Vía: elmundo.es | Blog de Pecho
Los melómanos berlineses mantienen una relación rutinaria con el éxtasis musical. Y no sólo por la imponente Filarmónica y el templo pentagonal que la aloja. También por sus teatros de ópera y sus orquestas “secundarias”, de tal manera que los foráneos nos sentimos abrumados entre la creatividad y el patrimonio. Y sopesamos la eventualidad de exiliarnos, sin necesidad de esperar, si quiera, a la eventual victoria de Podemos.

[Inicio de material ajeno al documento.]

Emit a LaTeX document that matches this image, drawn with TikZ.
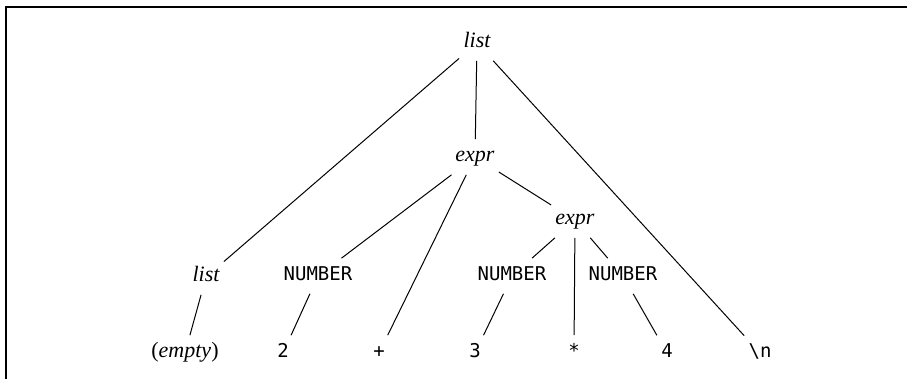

Viene a cuento esta disquisición por el impacto del 29-N. Impacto personal en la aparición de Martha Argerich. E impacto general, pues ocurrió que los berlineses perdieron los papeles a su manera. Lo hicieron reclamando una y otra vez en la escena a la pianista argentina. Lo repitieron exigiendo que Riccardo Chailly, concertador del acontecimiento, regresara de su camerino con el auditorio a media luz. Ya se habían marchado los profesores de la Filarmónica, incluso, pero los espectadores enfatizaron el reencuentro del maestro italiano con la orquesta berlinesa.
La ha dirigido en pocas ocasiones. Acaso porque fue él mismo titular de la rival DSO berlinesa (1982-89). O porque Chailly se había involucrado hasta el tuétano en el proyecto del Gewandhaus de Lepizig, asumiendo la devoción a Bach y a Mendelssohn, concibiendo los ciclos de referencia en el repertorio de Beethoven y de Brahms. E involucrando a los mejores solistas. Incluida Martha Argerich y la grabación en vivo del “Concierto de Schumann”.
Tiene sentido mencionarlo porque fue la obra que interpretaron en Berlín este sábado. Interpretaron y entretejieron, pues la simpatía musical entre ambos propuso un asombroso ejercicio de concertación, “desdibujando” las distancias entre la solista, el podio y la orquesta.
Había sido la intención de Schumann cuando escribió el embrión del concierto. Se trataba de subordinar la opulencia sonora a la intimidad camerística, de forma que Argerich y Chailly concibieron una versión sobria, profunda e intensa -la intensidad nunca ha sido un sinónimo musical del volumen- por mucho que los artífices del concierto “desmelenaran” el último tiempo en un ejercicio asombroso de exuberancia.
Siete años hacía que la maestra argentina no tocaba con los “berliner”. La arroparon como si fuera la reencarnación de Clara y bajaron los arcos cuando Argerich regaló la propina. Una escena de niños de Schumann que podría tocar un niño. O que podría tocar un sabio cuando sabe evocar el consejo del compositor germano a su amada y prodigiosa esposa: “Tendrás que olvidarte de que eres una virtuosa”.
Eso hizo Argerich. Olvidarse de que es una virtuosa. Trascender la técnica y el piano mismo. Sobrecoger a los berlineses y a los foráneos. Predisponer las almas para que luego Chailly nos secuestrara con la “Tercera sinfonía” de Rachmaninov en el lirismo y la nostalgia del compositor ruso.
Daba pena que el concierto terminara. Y no lo hizo del todo, pues el templo de la Philharmonie tenía programada una sesión golfa con el “Viaje de invierno” de Schubert. Interpretó el ciclo con belleza y sensibilidad el tenor Christian Elsner, pero la novedad del acontecimiento consistió en que Simon Rattle dirigió a los jóvenes de la cantera de la Filarmónica de Berlín en una versión orquestada “atmosféricamente” por Hans Zender.
Atmosféricamente quiere decir que el compositor germano elude modificar una sola nota de la partitura del tenor para recrearse, a cambio, en la proyección de la escritura pianística, suplantándola con la cuerda, la madera, el viento y la percusión, unas veces radicalizando la armonía, otras conteniéndola en los vaivenes del tiempo, el exterior y el interior, redundando en la aparente ambigüedad de la “instrospección metafísica”, proporcionando un fabuloso contexto dinámico y cromático que se malogró con el embrujo de la media noche.